Start of Dataset content

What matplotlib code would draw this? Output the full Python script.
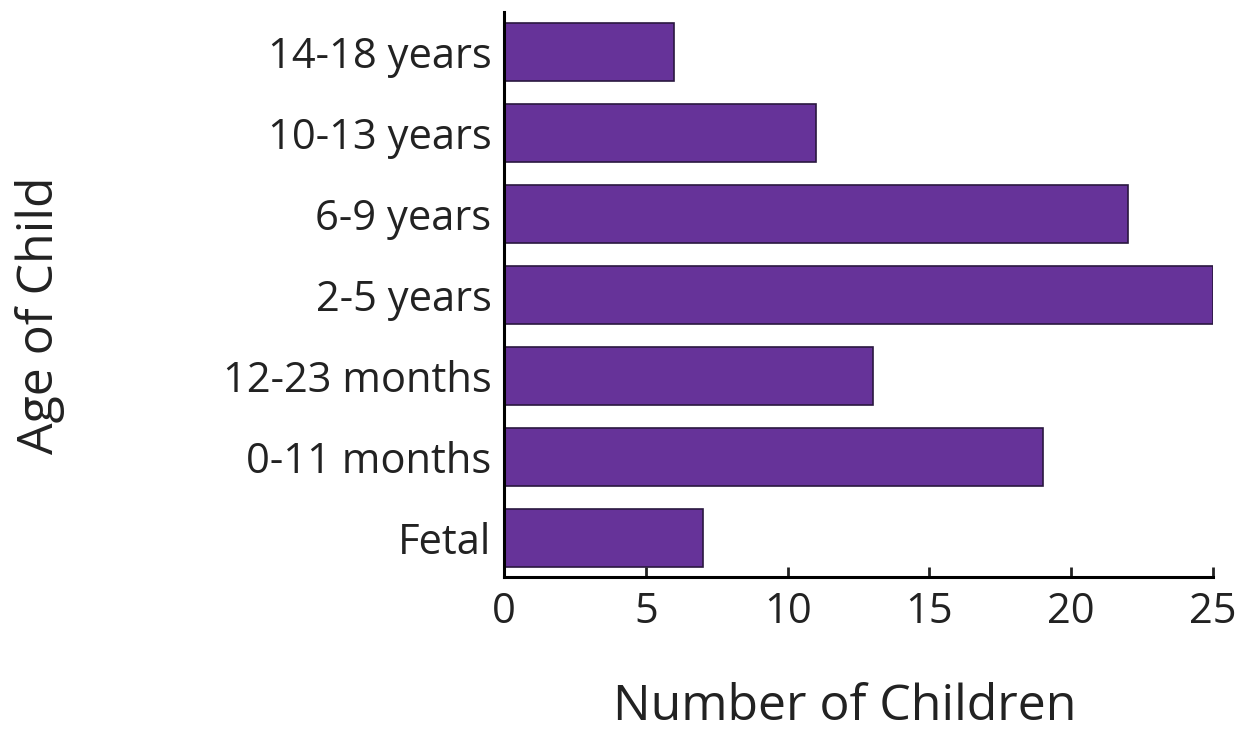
import matplotlib
matplotlib.use('Agg')
import matplotlib.pyplot as plt

plt.rcParams['font.family'] = ['Open Sans', 'DejaVu Sans']

# data
ages = ['Fetal', '0-11 months', '12-23 months', '2-5 years', '6-9 years', '10-13 years', '14-18 years']
children = [7, 19, 13, 25, 22, 11, 6]

fig = plt.figure(figsize=(12.39, 7.56), dpi=100)
ax = fig.add_axes([0.4068, 0.2368, 0.5722, 0.7473])

ax.barh(range(len(ages)), children, height=0.72, color='#663399',
        edgecolor='#2a1840', linewidth=1.2)

ax.set_xlim(0, 25)
ax.set_ylim(-0.48, 6.49)
ax.set_xticks([0, 5, 10, 15, 20, 25])
ax.set_yticks(range(len(ages)))
ax.set_yticklabels(ages)

ax.spines['top'].set_visible(False)
ax.spines['right'].set_visible(False)
ax.spines['left'].set_linewidth(2.2)
ax.spines['bottom'].set_linewidth(2.2)
ax.tick_params(axis='x', direction='in', length=7, width=2, labelsize=30, pad=10, colors='#222222')
ax.tick_params(axis='y', length=0, labelsize=30, pad=9, colors='#222222')

fig.text(0.682, 0.064, 'Number of Children', fontsize=36, ha='center', va='center', color='#222222')
fig.text(0.032, 0.583, 'Age of Child', fontsize=36, ha='center', va='center', rotation=90, color='#222222')

fig.savefig('out.png', dpi=100)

End of Dataset content

Written exercise
Give again, word for word, every line from the top of the data above to the line holding "plt.rcParams['font.family'] = ['Open", inclusive, with the pictures left out.

Answer
What matplotlib code would draw this? Output the full Python script.
import matplotlib
matplotlib.use('Agg')
import matplotlib.pyplot as plt

plt.rcParams['font.family'] = ['Open Sans', 'DejaVu Sans']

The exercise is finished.